3) Principle of Induction Heating: When a transformer primary is energized , iron loos occurs in the core of transformer. This core loss, made up of eddy-current loss and hysteresis loss, is undesirable and efforts are made to minimize this loss in transformer. This eddy current loss is, however, exploited in producing heat in the metals to be heated and this is what is called induction heating.

4) Factors Affecting Induction Heating δ

a) Consider a metal cylinder of diameter‘d’ and length ‘l’ as shown in fig . This cylinder is to be heated, is usually called workpiece.

b) A workpiece coil having N turns and carrying a current I is wound over the workpiece. For the direction of current indicated, the flux created by mmf IN is vertically up.

c) As per Lenz’s law an eddy current must be induced in the metal cylinder such that this current would oppose the vertical flux. This eddy current $I_2$ can be treated as the secondary current of a transformer having one circular turn near the surface as shown in fig 11.33(a).

d) Assuming no end effects, primary ampere turns, IN = secondary ampere turns $I_2$ = I , Power loss in workpiece , is given by P = $I^2R$ = [$(IN)^2$ * ρ * length] / area Here, length along the direction of current flow = circumference of circular workpiece = πd , where d= diameter of the cylindrical metal

e) Consider δ as the depth off heat penetration, then

$P=(IN)^2\frac{p.\pi .d}{1.\delta}....W$

f) The power loss in the cylindrical workpiece is confined to a thin layer near the surface of the work piece due to skin effect. Tendency of the high frequency current to flow in a thin layer near the surface of the workpiece is called skin effect.

g) The magnitude of eddy current in the workpiece varies exponentially and is given by

$$I(x) = I_0 e^{- x/ δ}$$

$I_0$ = current induced at the surface of workpiece , A

x = distance measure from the surfaxe towards the center of workpiece ,

δ = skin depth peneteration, measured from the surface, m

h) If $P_s$ = power entering the workpiece per square metere of cylindrical surface area πdl,

$$P_0=\frac{P}{πdl}=(IN)^2\frac{ρ.πd}{1.δ} \times \frac{1}{πdl} \\ = \big(\frac{IN}{l}\big)^2\frac{ρ}{δ}=H^2\frac{ρ}{δ} .... W/m^2 $$

i) In addition to eddy current loss, hysteresis loss also leads to heating of the metal object. But hysteresis loss is much less as compared to eddy current loss, hence it is usually neglected.

j) Factors governing induction heating are magnetic field intensity, relative permeability, frequency and resistivity. Higher the values the greater is the heat generated by induction heating.

5) Induction heating Circuit

For frequencies from 250Hz to 10KHz, rectifier – inverter circuits are used.
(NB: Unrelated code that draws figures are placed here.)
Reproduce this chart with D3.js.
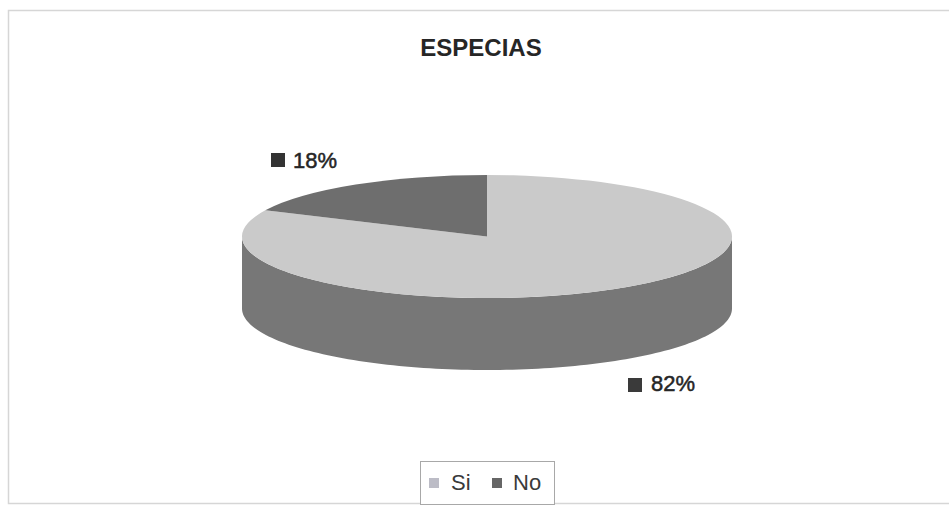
<!DOCTYPE html>
<html><head><meta charset="utf-8">
<script src="https://cdn.jsdelivr.net/npm/d3@7"></script>
<style>body{margin:0;background:#fff}</style>
</head><body><svg id="c" width="949" height="507"></svg>
<script>
const categories = ["Si", "No"];
const values = [82, 18];
const valueLabels = ["82%", "18%"];
const chartTitle = "ESPECIAS";

const topColors = ["#cacaca", "#6e6e6e"];
const sideColors = ["#777777", "#5c5c5c"];
const legendColors = ["#bcbcc6", "#666666"];
const labelKeyColors = ["#3a3a3a", "#333333"];

const svg = d3.select("#c");
const font = "'Liberation Sans', Arial, sans-serif";

// outer frame
svg.append("rect").attr("x", 8.5).attr("y", 10.5).attr("width", 950).attr("height", 493)
  .attr("fill", "none").attr("stroke", "#d6d6d6").attr("stroke-width", 1.5);

// title
svg.append("text").attr("x", 481).attr("y", 56).attr("text-anchor", "middle")
  .attr("font-family", font).attr("font-weight", "bold").attr("font-size", 24)
  .attr("fill", "#262626").text(chartTitle);

// 3D pie geometry
const cx = 487, cy = 236.5, rx = 245, ry = 61.5, depth = 72;
const pie = d3.pie().sort(null).value(d => d);
const arcs = pie(values);

const px = a => cx + rx * Math.sin(a);
const py = a => cy - ry * Math.cos(a);
const line = d3.line();

const sideG = svg.append("g");
arcs.forEach((a, i) => {
  const s = Math.max(a.startAngle, Math.PI / 2);
  const e = Math.min(a.endAngle, 3 * Math.PI / 2);
  if (e <= s) return;
  const angs = d3.range(0, 121).map(k => s + (e - s) * k / 120);
  const pts = angs.map(t => [px(t), py(t)])
    .concat(angs.slice().reverse().map(t => [px(t), py(t) + depth]));
  sideG.append("path").attr("d", line(pts) + "Z").attr("fill", sideColors[i]);
});

const arc = d3.arc().innerRadius(0).outerRadius(rx);
const topG = svg.append("g").attr("transform", `translate(${cx},${cy}) scale(1,${ry / rx})`);
topG.selectAll("path").data(arcs).join("path")
  .attr("d", arc).attr("fill", (d, i) => topColors[i]);

// data labels
const labelPos = [[628, 378, 651, 391], [271, 153, 293, 168]];
arcs.forEach((a, i) => {
  const [kx, ky, tx, ty] = labelPos[i];
  svg.append("rect").attr("x", kx).attr("y", ky).attr("width", 14).attr("height", 14)
    .attr("fill", labelKeyColors[i]);
  svg.append("text").attr("x", tx).attr("y", ty).attr("font-family", font)
    .attr("font-size", 22).attr("fill", "#262626")
    .attr("stroke", "#262626").attr("stroke-width", 0.5).text(valueLabels[i]);
});

// legend
svg.append("rect").attr("x", 420.5).attr("y", 461.5).attr("width", 134).attr("height", 43)
  .attr("fill", "#fff").attr("stroke", "#a8a8a8").attr("stroke-width", 1);
const legX = [[429, 451], [492, 513]];
categories.forEach((c, i) => {
  svg.append("rect").attr("x", legX[i][0]).attr("y", 478).attr("width", 10).attr("height", 10)
    .attr("fill", legendColors[i]);
  svg.append("text").attr("x", legX[i][1]).attr("y", 490).attr("font-family", font)
    .attr("font-size", 22).attr("fill", "#3a3a3a").text(c);
});
</script></body></html>
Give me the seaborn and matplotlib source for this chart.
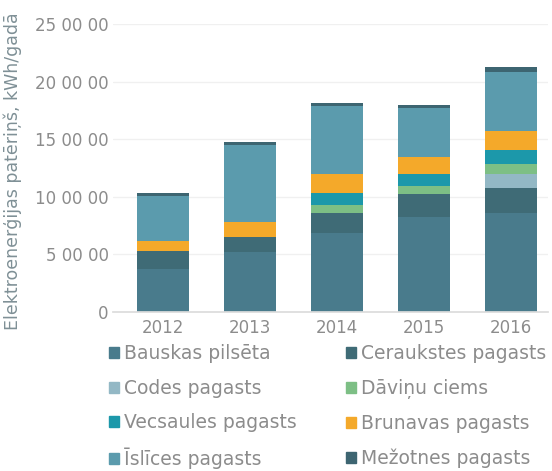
import matplotlib
matplotlib.use("Agg")
import matplotlib.pyplot as plt
import numpy as np
import pandas as pd
import seaborn as sns

years = ["2012", "2013", "2014", "2015", "2016"]

bauskas = [370000, 518000, 688000, 827000, 857000]
ceraukstes = [161000, 130000, 174000, 197000, 217000]
codes = [0, 0, 0, 0, 127000]
davinu = [0, 0, 64000, 69000, 82000]
vecsaules = [0, 0, 107000, 107000, 127000]
brunavas = [84000, 135000, 165000, 142000, 160000]
islices = [393000, 666000, 590000, 431000, 509000]
mezotnes = [23000, 23000, 23000, 21000, 47000]

series_names = ["Bauskas pilsēta", "Ceraukstes pagasts", "Codes pagasts",
                "Dāviņu ciems", "Vecsaules pagasts", "Brunavas pagasts",
                "Īslīces pagasts", "Mežotnes pagasts"]
series_values = [bauskas, ceraukstes, codes, davinu, vecsaules, brunavas,
                 islices, mezotnes]
colors = ["#497b8c", "#3f6b76", "#93b8c5", "#7dbf85", "#1c98aa", "#f4a92a",
          "#5b9bad", "#3d6571"]

y_ticks = [0, 500000, 1000000, 1500000, 2000000, 2500000]
y_tick_labels = ["0", "5 00 00", "10 00 00", "15 00 00", "20 00 00", "25 00 00"]

text_color = "#8c8c8c"


def main():
    sns.set_theme(style="white")
    plt.rcParams["font.family"] = ["DejaVu Sans"]

    fig = plt.figure(figsize=(5.52, 4.71), dpi=100)
    ax = fig.add_axes([113 / 552, 1 - 312 / 471, 435 / 552, 288 / 471])

    bottom = np.zeros(len(years))
    handles = []
    for name, vals, col in zip(series_names, series_values, colors):
        df = pd.DataFrame({"year": years, "value": vals})
        sns.barplot(data=df, x="year", y="value", color=col, width=0.6,
                    bottom=bottom.copy(), errorbar=None, saturation=1,
                    linewidth=0, ax=ax)
        handles.append(plt.Rectangle((0, 0), 1, 1, color=col, label=name))
        bottom += np.array(vals)

    ax.set_xlim(-0.575, 4.425)
    ax.set_ylim(0, 2500000)
    ax.set_yticks(y_ticks)
    ax.set_yticklabels(y_tick_labels)
    ax.yaxis.grid(True, color="#f0f0f0", linewidth=1)
    ax.set_axisbelow(True)
    for s in ["top", "right", "left"]:
        ax.spines[s].set_visible(False)
    ax.spines["bottom"].set_color("#dcdcdc")
    ax.tick_params(axis="both", length=0, labelsize=12, colors=text_color,
                   pad=3)
    ax.tick_params(axis="x", pad=5)
    ax.set_xlabel("")
    ax.set_ylabel("Elektroenerģijas patēriņš, kWh/gadā", fontsize=12.5,
                  color="#7f9096")
    ax.yaxis.set_label_coords(-0.21, 0.49)

    order = [0, 2, 4, 6, 1, 3, 5, 7]
    leg = fig.legend([handles[i] for i in order],
                     [series_names[i] for i in order],
                     ncol=2, loc="upper left", bbox_to_anchor=(0.183, 0.285),
                     frameon=False, fontsize=13.5, handlelength=0.55,
                     handleheight=0.55, handletextpad=0.25, columnspacing=2.65,
                     labelspacing=0.83, borderaxespad=0)
    for t in leg.get_texts():
        t.set_color(text_color)

    fig.savefig("out.png", dpi=100, facecolor="white")


if __name__ == "__main__":
    main()
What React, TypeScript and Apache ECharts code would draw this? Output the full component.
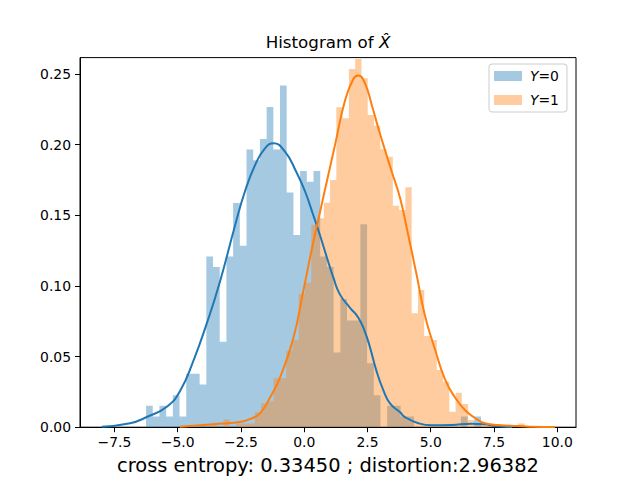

The two basic circuit configurations are as under:

• Voltage source series resonant inverter

  (i) Fig shown in 11.35 (a) , diode rectifier converts utility voltage to direct voltage. The dc link voltage is kept level by the use of capacitor C1 . Inductor L1 limits the current pulsations.

  (ii) Load inductance L is large, therefore C should be suitably chosen so that RLC circuit is underdamped.

  (iii) For load commutation to occur, switching frequency should be below the circuit resonant or circuit ringing, frequency.

• Current source parallel-resonant inverter

  i) Fig shown in 11.35 (b) , inductor L1 is quite large.

  ii) With the turning on of starting SCR Ts a constant current flows through L1 .

  ii) In this configuration, the switching frequency is kept somewhat more than the circuit resonant frequency. Load power is regulated by controlling the firing angle of thyristor rectifier.

6) Applications of induction heating

i. Induction hardening :

Induction hardening uses induced heat and rapid cooling (quenching) to increase the hardness and durability of steel. Induction is used to harden gears, crankshafts, camshafts, drive shafts, output shafts, torsion bars, rocker arms, CV joints, tulips, valves, rock drills, slewing rings, inner and outer races.

ii. Induction tempering :

Induction tempering is a heating process that optimizes mechanical properties such as toughness and ductility in workpieces that have already been hardened. Induction tempering is widely employed in the automotive industry to temper surface-hardened components such as shafts, bars and joints.

iii. Induction brazing

Brazing is a materials-joining process that uses a filler metal (and usually an anti-oxidizing solvent called flux) to join two pieces of close-fitting metal together without melting the base materials. The aeronautics sector uses induction to braze fan blades, blades for casings, and fuel and hydraulic systems.

iv. Induction bonding

Induction bonding uses induction heating to cure bonding adhesives. Induction is the main method for curing adhesives and sealants for car components such as doors, hoods, fenders, rearview mirrors and magnets.

v. Induction welding

With induction welding the heat is electromagnetically induced in the workpiece. Induction welding is used in the tube and pipe industry for the longitudinal welding of stainless steel (magnetic and non-magnetic), aluminum, low-carbon and high strength low-alloy (HSLA) steels and many other conductive materials.